Could this latest blast of gaseous obfuscation from Foghorn Leghorn mean what I think it means? The ambulance chaser who, like many a JV debater, once discovered that the more clauses, phrases, qualifiers and articles you put in front of any actual Statement or Idea, the better your chances of the listener not realizing that the Statement or Idea has no merit, no truth, or no meaning. "Gee, he must be really smart, I didn't understand him at all."

By the time we got to the Varsity, we saw through that shit, and I won many a match, making the judge laugh as I eviscerated my opponents on style alone. Those at the other end of the intellectual spectrum from the one impressed by such syntactical road-blockery are often prejudiced against the argument for much the same reason. "With all that bullshit in his argument, he must have nothing to say."

And Walter rarely has anything to say, that's exactly why he takes so looooong to say it. Shitty lawyers often sound like Walter. They convince dopes - and yes, that includes some judges, but mostly dopey clients - that if your syntax is impenetrable, you must be good. But listen to the really good lawyers. You can read transcripts of their arguments made before the Supreme Court. The issues are sometimes technical, but they're always presented CLEARLY, understandable, without the meaningless extras.

But does the use of Walter as wingman to the "Keintz-Rossman Warning" (Robert Ludlum, take note) mean that he has regained his long-ago position as CHCA board lawyer-defender-explainer? As I recall, this traditional position hasn't been held by Walter for YEARS, not since Maxine!

Jeremy Heep, straight outta Madmen, held it until Tia and he, the Hills' Mrs. and Mr. Wallace Simpson, got wind of the various legal shitstorms barreling across the plains and decided that they should exhibit a conspicuous lack of community involvement in their resumes during these unsettled times.

Then came Ed Berg, who wore less formal attire to meetings. Good thing; he was never the smooth operator Jeremy was. The water Ed was carrying was much more likely to slosh and splash his J. Crew.

While Ed was never much to contend with, he got out too. And you may remember that while I opined that the reason was cover, he maintained it was because of logistics. He was going to New Jersey. And I've never heard of anyone in the CHCA not living on The Hill, have you?

This musing of mine has been presented as a KEY VIOLATION of Pete's Editorial Duties. And I've never heard of a Newspaper with an opinion expressed in it that was disagreed with, have you?

So, is it now back to Walter?
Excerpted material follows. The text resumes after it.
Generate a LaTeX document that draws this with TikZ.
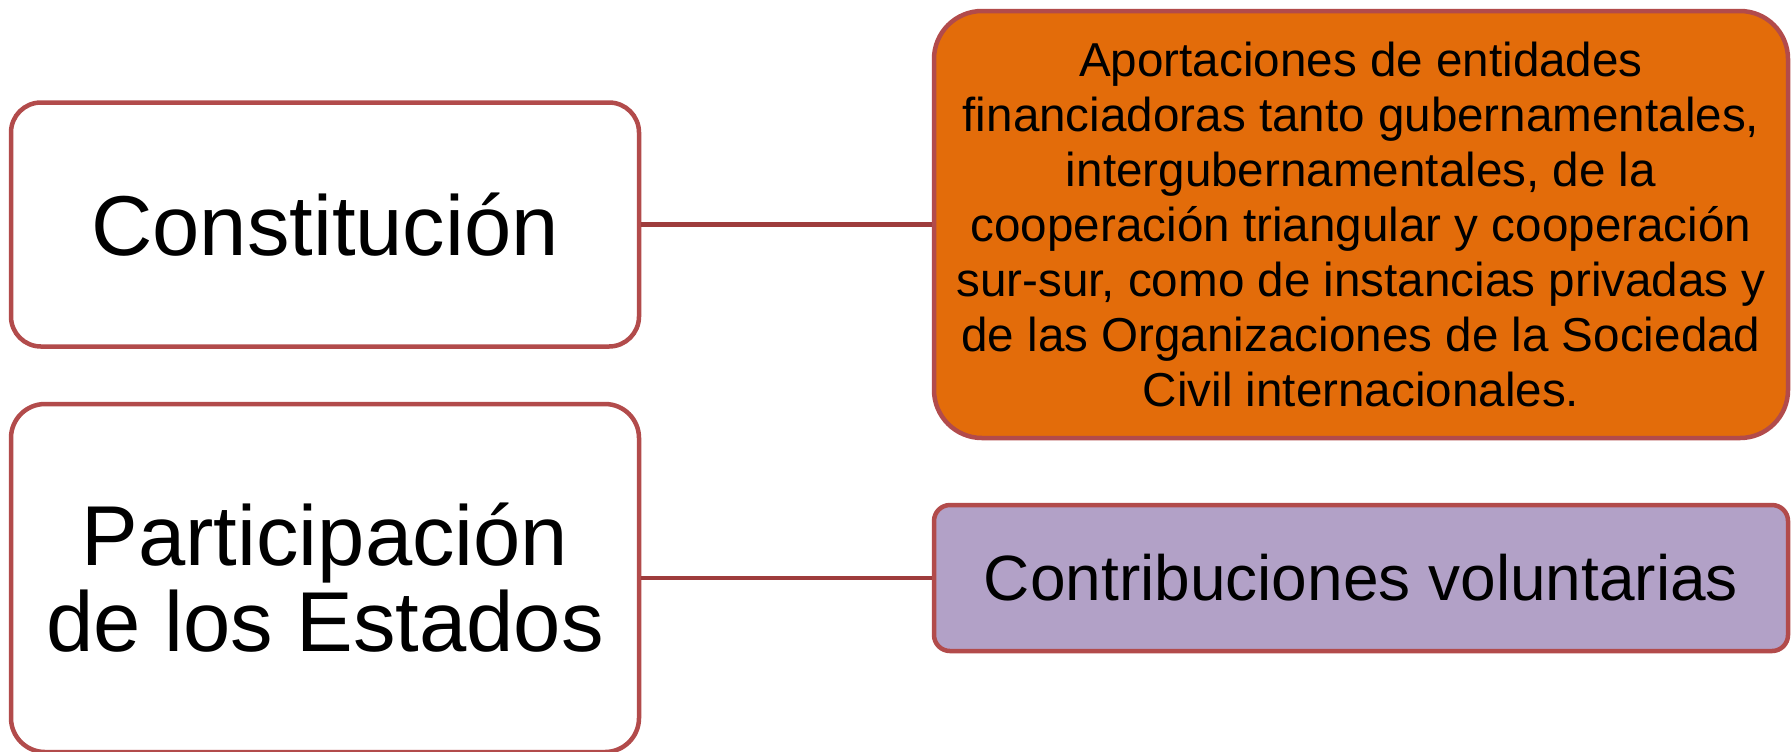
\documentclass[tikz,border=0pt]{standalone}
\usepackage{fontspec}
\setmainfont{Liberation Sans}
\definecolor{boxline}{RGB}{178,75,75}
\definecolor{connline}{RGB}{158,60,60}
\definecolor{naranja}{RGB}{227,108,10}
\definecolor{lila}{RGB}{178,161,199}
\begin{document}
\begin{tikzpicture}[x=0.5pt, y=-0.5pt,
    caja/.style={draw=boxline, line width=2.25pt, rounded corners=#1, align=center, inner sep=0pt, text=black},
    caja/.default=15pt,
    conector/.style={draw=connline, line width=2.25pt}]
    % Frame
    \useasboundingbox (0,0) rectangle (1791,751);

    % Left boxes
    \node[caja=15pt, fill=white, minimum width=314pt, minimum height=122pt,
          font=\fontsize{42.5}{43}\selectfont] (cons) at (325,224.5) {Constitución};
    \node[caja=17pt, fill=white, minimum width=314pt, minimum height=174pt,
          font=\fontsize{42.5}{43}\selectfont] (part) at (325,578) {Participación\\de los Estados};

    % Right boxes
    \node[caja=24pt, fill=naranja, minimum width=427pt, minimum height=213.5pt,
          font=\fontsize{23.8}{27.5}\selectfont] (apor) at (1361,224.5)
          {Aportaciones de entidades\\financiadoras tanto gubernamentales,\\intergubernamentales, de la\\cooperación triangular y cooperación\\sur-sur, como de instancias privadas y\\de las Organizaciones de la Sociedad\\Civil internacionales.};
    \node[caja=8pt, fill=lila, minimum width=427pt, minimum height=73pt,
          font=\fontsize{32}{36}\selectfont] (contrib) at (1361,578) {Contribuciones voluntarias};

    % Connectors
    \draw[conector] (cons.east) -- (apor.west);
    \draw[conector] (part.east) -- (contrib.west);
\end{tikzpicture}
\end{document}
This, optimist that I am, gives me hope. Because if the best they can do is to bring this thing out of mothballs to make "gravy-tas" laden arguments, it shows that they're pretty much out of gas - the perfect opportunity for Uncle Walt. Resignations, escapes, anyone with an ounce of talent gone - the walls are closing in on the Inner Circle.

An "official letter" delivered by two stooges who haven't bought a suit since Reagan was President. A Dilbert straight from Central Casting and Philly's oldest and weirdest Young Republican. This is the best they've got left. The guys nobody picked for choose-up stickball - even if they brought their own bat.

Soon, the Goebbels children will be given their bedtime candy, while the true believers will unfurl maps to plan imagined counter-offensives, while the very old and the very lame fight on above, in the ruins.

I have never written a more apt metaphor than this: The CHCA board is a WOUNDED ANIMAL, and while we have all heard that wounded animals are dangerous, they are also EASIER TO KILL. It's interesting that while humans always reference the danger, animals who prey, never hesitate, and killing animals is their business.

So, as a resident of a certain Parisian cemetery would croon, "the time for hesitation is through." Our best chance is NOW. Election crime in broad daylight, admitted to by a woman whose personality is incapable of engendering sympathy in others, the walking Hate Crime that is Rob Remus, the Joke that is Mark Kientz, and now another illegal meeting/court marshal - but with a surprise ending.

"The Warning" indicates monthly votes on Pete - whether he's at the Meeting or not - until they get the vote they want, or he resigns. We must act first. I may even have some surprises of my own.